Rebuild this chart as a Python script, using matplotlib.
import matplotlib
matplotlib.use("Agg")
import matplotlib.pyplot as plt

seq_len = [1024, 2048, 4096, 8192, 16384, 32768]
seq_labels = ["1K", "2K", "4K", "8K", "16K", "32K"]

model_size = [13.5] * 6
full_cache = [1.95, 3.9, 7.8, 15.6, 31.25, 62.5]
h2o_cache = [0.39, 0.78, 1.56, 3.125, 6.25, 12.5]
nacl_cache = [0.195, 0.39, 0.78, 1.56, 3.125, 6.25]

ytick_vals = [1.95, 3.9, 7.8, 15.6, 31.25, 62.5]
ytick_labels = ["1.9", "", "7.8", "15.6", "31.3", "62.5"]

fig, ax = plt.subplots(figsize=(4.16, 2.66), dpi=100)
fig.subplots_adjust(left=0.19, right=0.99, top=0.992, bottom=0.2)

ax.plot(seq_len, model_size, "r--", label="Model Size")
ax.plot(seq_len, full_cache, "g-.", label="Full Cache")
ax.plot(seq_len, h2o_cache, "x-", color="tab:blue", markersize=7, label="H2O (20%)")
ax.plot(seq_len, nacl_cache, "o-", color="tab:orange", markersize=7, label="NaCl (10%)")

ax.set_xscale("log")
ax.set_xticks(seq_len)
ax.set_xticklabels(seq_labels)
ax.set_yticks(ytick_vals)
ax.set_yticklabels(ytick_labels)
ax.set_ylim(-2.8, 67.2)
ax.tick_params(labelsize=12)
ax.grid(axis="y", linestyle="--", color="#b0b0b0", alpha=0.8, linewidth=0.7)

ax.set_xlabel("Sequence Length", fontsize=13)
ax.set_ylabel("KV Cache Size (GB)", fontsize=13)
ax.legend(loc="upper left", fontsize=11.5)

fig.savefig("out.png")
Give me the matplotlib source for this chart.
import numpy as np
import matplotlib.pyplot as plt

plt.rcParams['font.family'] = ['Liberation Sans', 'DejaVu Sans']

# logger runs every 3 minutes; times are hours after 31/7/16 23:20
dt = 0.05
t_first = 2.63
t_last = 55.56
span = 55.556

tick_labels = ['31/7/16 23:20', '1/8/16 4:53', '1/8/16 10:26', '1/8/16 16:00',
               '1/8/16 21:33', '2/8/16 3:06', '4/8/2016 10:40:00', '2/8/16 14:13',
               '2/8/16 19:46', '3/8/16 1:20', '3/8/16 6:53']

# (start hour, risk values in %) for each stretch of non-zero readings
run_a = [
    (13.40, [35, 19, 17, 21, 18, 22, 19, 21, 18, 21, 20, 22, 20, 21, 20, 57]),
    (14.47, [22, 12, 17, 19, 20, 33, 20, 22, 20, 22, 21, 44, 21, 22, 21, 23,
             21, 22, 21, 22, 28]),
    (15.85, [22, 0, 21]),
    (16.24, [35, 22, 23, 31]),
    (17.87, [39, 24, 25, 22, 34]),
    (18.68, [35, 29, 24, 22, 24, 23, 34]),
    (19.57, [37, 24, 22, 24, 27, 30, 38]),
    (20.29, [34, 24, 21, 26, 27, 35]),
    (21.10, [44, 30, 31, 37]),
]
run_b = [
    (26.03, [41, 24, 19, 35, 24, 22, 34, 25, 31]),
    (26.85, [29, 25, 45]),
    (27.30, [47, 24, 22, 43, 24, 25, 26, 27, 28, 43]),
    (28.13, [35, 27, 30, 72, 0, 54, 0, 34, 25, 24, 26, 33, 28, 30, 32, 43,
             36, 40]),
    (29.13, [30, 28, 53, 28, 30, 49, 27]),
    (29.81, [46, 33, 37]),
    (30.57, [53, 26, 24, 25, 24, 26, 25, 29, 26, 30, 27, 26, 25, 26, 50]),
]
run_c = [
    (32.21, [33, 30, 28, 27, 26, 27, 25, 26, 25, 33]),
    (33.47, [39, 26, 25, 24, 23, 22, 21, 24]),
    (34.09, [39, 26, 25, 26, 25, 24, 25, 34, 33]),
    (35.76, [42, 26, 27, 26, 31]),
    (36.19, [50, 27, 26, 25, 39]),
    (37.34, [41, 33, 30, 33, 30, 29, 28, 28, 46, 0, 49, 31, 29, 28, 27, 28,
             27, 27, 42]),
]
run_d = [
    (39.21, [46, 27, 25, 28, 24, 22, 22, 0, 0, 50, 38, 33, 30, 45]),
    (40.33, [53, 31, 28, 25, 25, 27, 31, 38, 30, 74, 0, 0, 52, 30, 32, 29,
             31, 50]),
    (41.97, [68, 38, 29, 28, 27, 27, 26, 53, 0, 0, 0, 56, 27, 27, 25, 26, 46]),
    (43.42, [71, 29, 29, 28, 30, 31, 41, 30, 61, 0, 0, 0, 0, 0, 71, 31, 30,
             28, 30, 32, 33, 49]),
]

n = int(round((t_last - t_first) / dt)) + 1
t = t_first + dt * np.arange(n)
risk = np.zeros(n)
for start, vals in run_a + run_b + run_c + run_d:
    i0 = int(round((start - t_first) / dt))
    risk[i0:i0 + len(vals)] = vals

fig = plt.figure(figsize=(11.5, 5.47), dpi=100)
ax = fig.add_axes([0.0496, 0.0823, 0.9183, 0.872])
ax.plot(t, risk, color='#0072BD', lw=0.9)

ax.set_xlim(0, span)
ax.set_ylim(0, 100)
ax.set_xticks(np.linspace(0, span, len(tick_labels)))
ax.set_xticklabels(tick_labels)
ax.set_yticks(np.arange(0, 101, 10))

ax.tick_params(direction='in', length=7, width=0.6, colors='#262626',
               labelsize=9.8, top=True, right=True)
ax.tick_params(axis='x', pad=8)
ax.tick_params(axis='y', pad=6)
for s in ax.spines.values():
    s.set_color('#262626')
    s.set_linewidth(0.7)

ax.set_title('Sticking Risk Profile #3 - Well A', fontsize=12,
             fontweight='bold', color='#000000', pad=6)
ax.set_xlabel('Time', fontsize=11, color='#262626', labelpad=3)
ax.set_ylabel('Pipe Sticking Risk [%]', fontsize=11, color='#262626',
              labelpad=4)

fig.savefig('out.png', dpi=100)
--
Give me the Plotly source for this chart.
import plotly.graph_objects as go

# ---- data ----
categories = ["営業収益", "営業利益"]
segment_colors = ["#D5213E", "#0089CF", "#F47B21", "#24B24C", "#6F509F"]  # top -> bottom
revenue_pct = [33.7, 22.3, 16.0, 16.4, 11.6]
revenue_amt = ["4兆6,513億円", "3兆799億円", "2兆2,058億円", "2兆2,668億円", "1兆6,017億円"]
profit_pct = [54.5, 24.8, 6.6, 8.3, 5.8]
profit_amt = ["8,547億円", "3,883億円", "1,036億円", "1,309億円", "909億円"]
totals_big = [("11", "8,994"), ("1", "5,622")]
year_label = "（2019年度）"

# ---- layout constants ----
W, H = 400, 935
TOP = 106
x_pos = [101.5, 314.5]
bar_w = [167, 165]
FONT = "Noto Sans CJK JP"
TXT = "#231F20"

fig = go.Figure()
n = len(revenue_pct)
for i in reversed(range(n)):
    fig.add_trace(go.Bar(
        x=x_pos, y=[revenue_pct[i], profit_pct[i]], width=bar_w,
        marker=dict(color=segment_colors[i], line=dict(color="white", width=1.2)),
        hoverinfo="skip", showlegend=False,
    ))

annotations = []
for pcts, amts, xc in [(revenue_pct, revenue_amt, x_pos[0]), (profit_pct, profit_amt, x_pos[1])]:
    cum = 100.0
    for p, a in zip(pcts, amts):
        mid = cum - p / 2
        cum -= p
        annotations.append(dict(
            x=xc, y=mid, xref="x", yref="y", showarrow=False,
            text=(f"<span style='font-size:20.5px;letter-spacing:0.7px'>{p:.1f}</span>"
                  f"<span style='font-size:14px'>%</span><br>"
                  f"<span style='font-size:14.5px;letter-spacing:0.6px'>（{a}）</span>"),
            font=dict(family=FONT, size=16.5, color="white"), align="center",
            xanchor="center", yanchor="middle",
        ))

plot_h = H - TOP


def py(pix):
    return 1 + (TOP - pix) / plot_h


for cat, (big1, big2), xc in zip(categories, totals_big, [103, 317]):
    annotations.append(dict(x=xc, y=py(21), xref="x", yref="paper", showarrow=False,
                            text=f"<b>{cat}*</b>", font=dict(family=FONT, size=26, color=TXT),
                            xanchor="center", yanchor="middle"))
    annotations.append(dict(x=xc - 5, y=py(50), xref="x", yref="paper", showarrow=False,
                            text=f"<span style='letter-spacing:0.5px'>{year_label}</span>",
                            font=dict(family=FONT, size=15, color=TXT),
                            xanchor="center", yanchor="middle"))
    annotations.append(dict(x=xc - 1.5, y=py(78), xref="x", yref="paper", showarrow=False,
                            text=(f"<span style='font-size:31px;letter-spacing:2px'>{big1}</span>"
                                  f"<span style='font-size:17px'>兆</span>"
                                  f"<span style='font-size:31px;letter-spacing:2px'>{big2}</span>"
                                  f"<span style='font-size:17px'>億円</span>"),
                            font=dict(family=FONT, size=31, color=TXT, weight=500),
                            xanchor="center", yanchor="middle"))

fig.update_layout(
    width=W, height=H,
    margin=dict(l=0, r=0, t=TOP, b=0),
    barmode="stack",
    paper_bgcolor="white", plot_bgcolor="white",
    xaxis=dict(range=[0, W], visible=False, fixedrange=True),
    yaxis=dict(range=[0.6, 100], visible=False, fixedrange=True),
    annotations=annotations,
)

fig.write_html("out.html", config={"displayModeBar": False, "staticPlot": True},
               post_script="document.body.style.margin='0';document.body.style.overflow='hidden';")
---
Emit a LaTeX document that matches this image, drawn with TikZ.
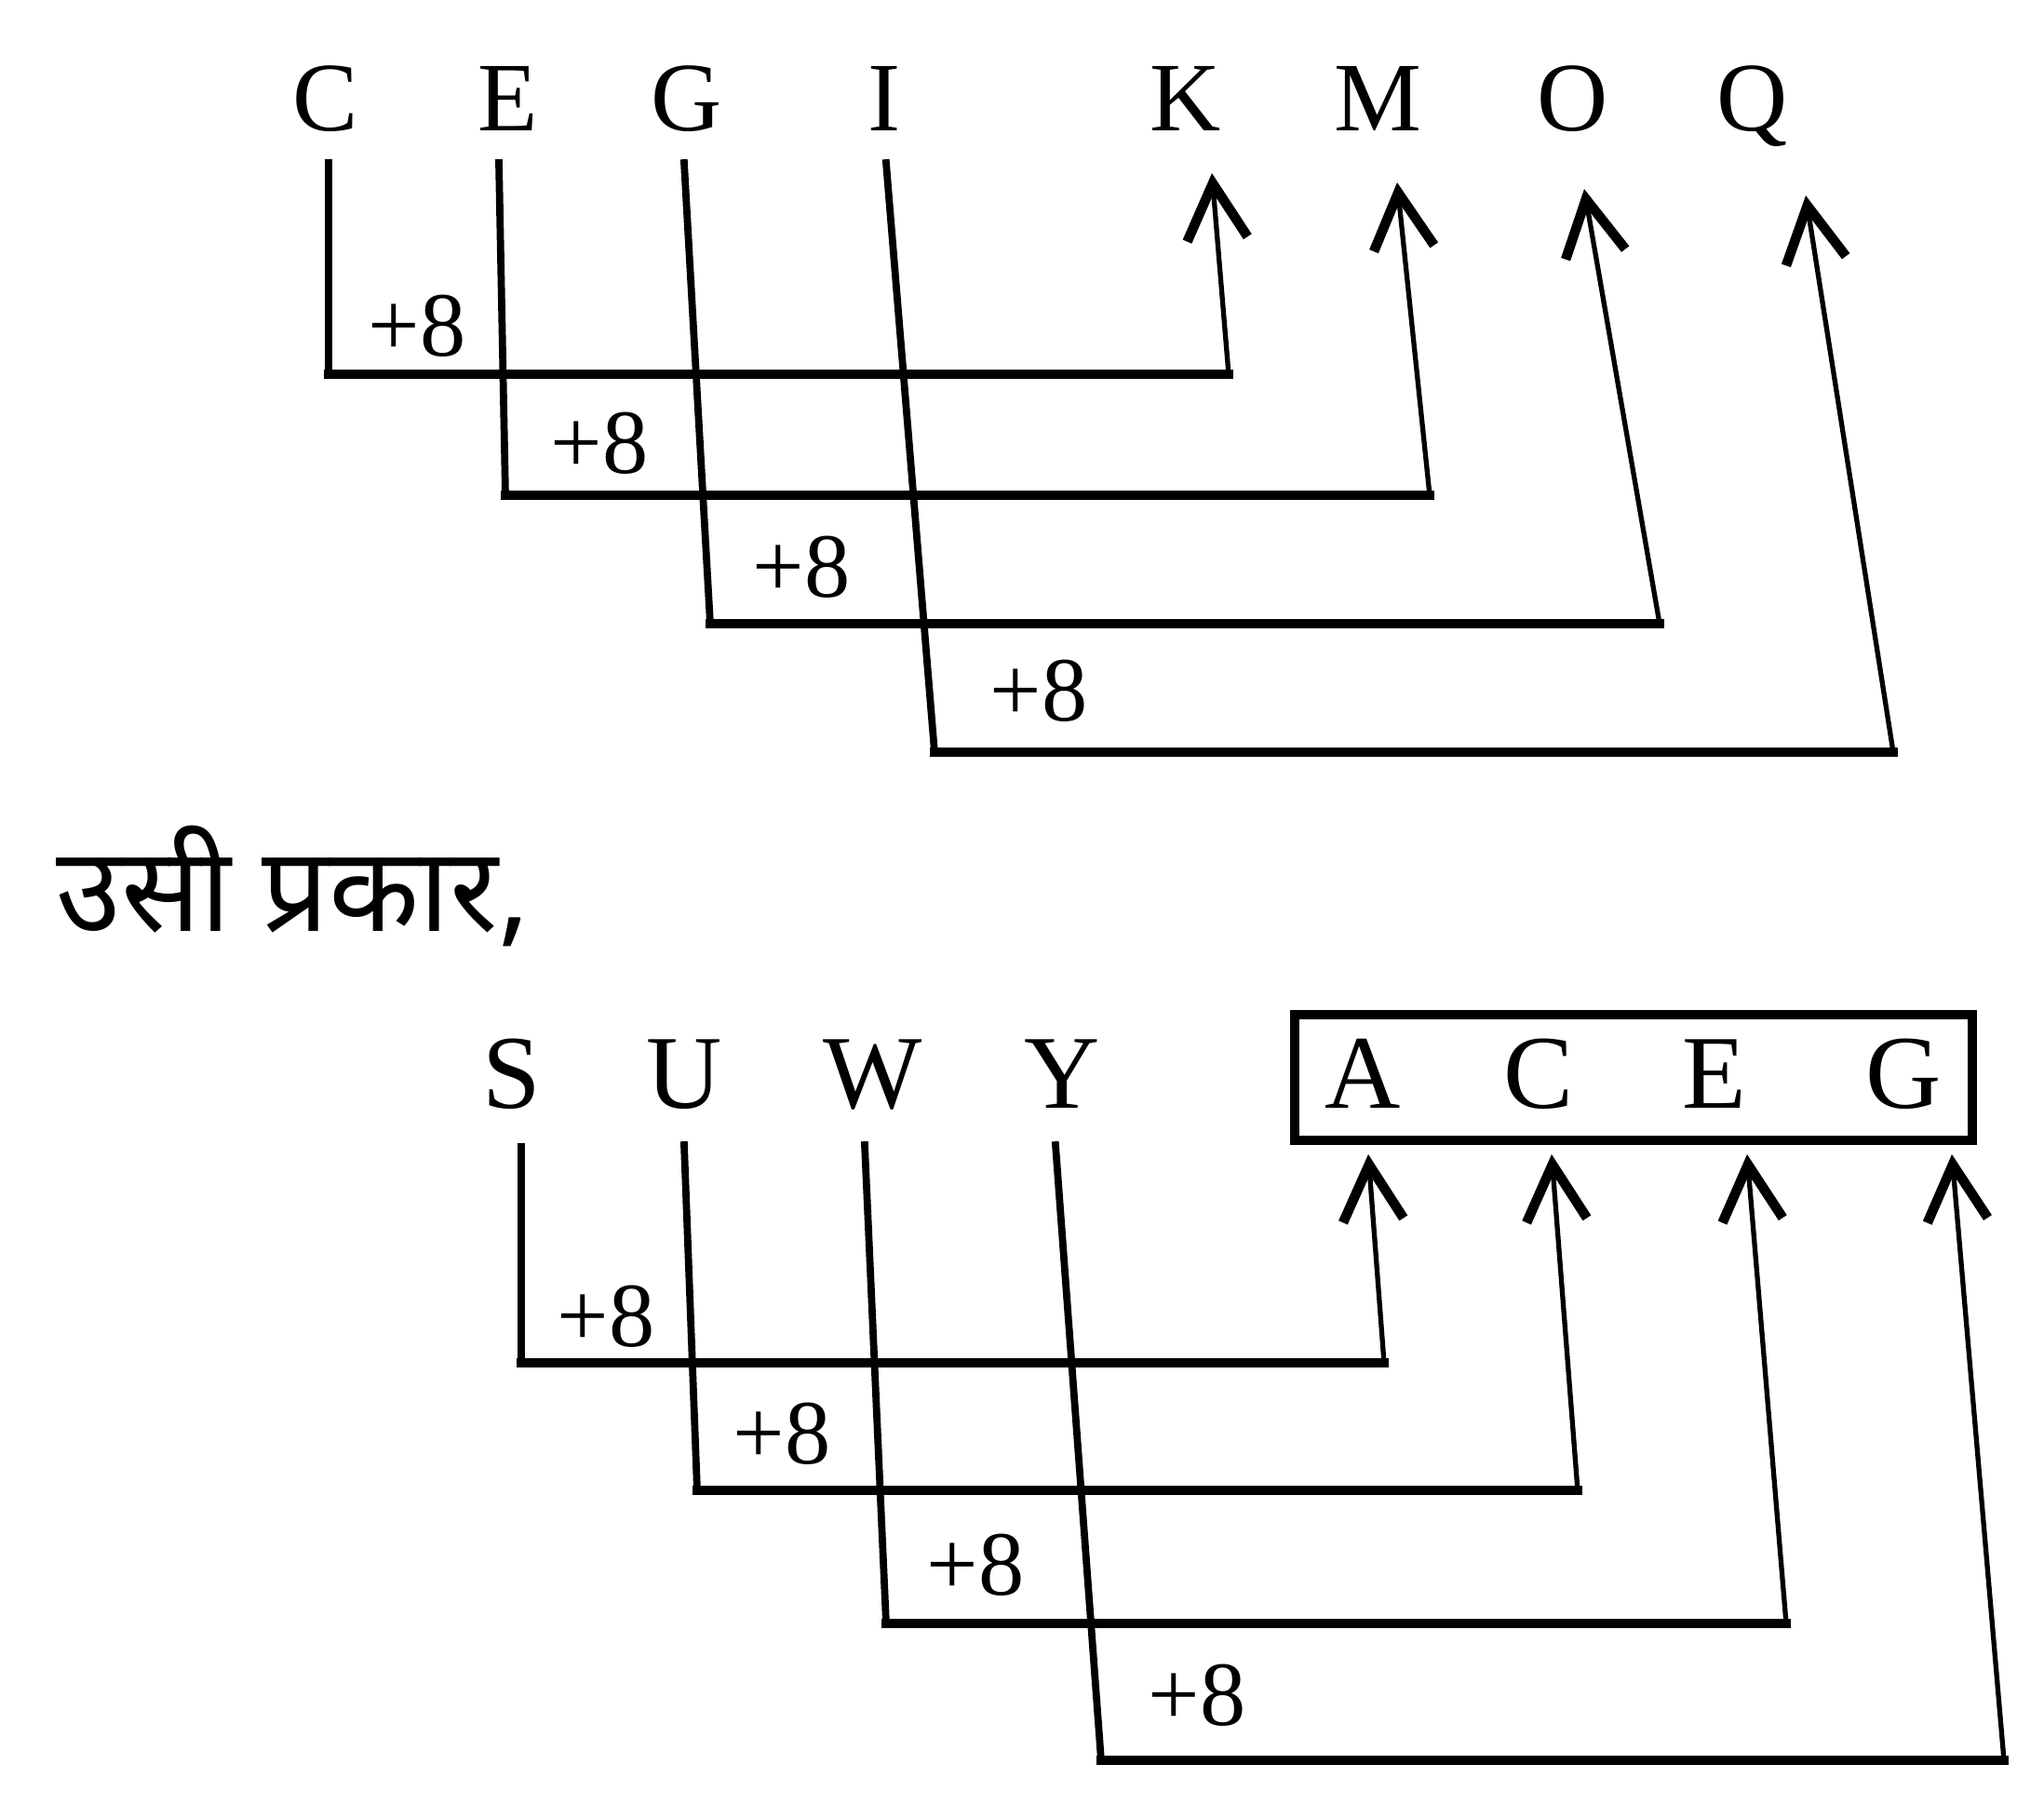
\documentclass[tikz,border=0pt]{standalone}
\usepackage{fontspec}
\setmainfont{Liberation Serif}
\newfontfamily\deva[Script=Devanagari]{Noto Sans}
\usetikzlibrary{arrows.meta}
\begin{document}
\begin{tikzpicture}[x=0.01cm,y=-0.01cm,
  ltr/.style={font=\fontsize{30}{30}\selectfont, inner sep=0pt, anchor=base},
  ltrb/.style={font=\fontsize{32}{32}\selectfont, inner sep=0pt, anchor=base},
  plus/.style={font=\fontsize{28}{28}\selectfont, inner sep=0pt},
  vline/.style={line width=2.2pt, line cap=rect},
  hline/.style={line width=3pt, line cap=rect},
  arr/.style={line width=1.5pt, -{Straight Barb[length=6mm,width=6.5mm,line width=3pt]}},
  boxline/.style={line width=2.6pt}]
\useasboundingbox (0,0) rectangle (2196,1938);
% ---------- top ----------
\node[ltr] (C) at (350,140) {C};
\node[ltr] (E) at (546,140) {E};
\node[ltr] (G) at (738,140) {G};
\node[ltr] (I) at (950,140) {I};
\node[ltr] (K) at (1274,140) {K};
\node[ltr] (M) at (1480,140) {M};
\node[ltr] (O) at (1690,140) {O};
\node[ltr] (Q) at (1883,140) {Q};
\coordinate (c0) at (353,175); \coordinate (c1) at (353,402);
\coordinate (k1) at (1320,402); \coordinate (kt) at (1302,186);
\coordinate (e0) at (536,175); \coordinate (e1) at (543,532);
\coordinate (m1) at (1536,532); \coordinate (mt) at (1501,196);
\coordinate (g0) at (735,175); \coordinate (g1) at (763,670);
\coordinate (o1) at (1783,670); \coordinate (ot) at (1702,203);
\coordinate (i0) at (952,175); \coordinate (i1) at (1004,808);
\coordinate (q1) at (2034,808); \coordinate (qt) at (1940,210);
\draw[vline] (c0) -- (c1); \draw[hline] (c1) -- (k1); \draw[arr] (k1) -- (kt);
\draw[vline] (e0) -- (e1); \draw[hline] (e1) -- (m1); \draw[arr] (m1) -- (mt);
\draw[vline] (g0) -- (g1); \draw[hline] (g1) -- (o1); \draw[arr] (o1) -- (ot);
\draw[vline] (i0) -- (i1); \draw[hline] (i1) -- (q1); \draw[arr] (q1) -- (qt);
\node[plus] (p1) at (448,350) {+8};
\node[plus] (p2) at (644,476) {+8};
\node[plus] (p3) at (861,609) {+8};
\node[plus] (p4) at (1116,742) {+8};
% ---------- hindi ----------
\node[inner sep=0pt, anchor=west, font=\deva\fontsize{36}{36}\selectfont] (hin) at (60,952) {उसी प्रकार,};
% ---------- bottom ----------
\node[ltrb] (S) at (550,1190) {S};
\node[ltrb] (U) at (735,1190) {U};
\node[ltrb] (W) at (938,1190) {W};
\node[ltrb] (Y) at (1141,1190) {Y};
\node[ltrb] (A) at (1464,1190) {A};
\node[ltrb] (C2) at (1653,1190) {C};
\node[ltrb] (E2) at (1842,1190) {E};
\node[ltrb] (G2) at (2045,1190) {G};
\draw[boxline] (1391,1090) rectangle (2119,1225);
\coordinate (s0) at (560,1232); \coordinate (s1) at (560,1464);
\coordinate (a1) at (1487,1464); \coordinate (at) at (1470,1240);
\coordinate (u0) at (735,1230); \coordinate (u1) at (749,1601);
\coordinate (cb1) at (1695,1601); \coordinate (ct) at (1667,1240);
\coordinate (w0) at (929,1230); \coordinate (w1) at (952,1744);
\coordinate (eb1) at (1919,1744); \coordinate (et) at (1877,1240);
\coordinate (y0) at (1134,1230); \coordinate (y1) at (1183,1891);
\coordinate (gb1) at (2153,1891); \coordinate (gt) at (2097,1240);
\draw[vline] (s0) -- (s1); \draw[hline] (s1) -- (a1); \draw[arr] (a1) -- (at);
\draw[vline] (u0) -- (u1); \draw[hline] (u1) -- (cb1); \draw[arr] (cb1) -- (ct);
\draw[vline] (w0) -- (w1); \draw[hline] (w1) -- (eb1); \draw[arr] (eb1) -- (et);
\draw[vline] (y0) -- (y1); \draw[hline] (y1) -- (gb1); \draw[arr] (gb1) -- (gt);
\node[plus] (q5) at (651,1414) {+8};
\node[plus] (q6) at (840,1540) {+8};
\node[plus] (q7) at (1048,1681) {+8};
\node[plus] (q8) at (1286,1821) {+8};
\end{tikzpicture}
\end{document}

◆ Problem description: Within the material above, transcribe exactly the lines that run from the line holding "Rebuild this chart" through the line holding "nacl_cache = [0.195, 0.39, 0.78, 1.56, 3.125, 6.25]".

◆ Completed exercise:
Rebuild this chart as a Python script, using matplotlib.
import matplotlib
matplotlib.use("Agg")
import matplotlib.pyplot as plt

seq_len = [1024, 2048, 4096, 8192, 16384, 32768]
seq_labels = ["1K", "2K", "4K", "8K", "16K", "32K"]

model_size = [13.5] * 6
full_cache = [1.95, 3.9, 7.8, 15.6, 31.25, 62.5]
h2o_cache = [0.39, 0.78, 1.56, 3.125, 6.25, 12.5]
nacl_cache = [0.195, 0.39, 0.78, 1.56, 3.125, 6.25]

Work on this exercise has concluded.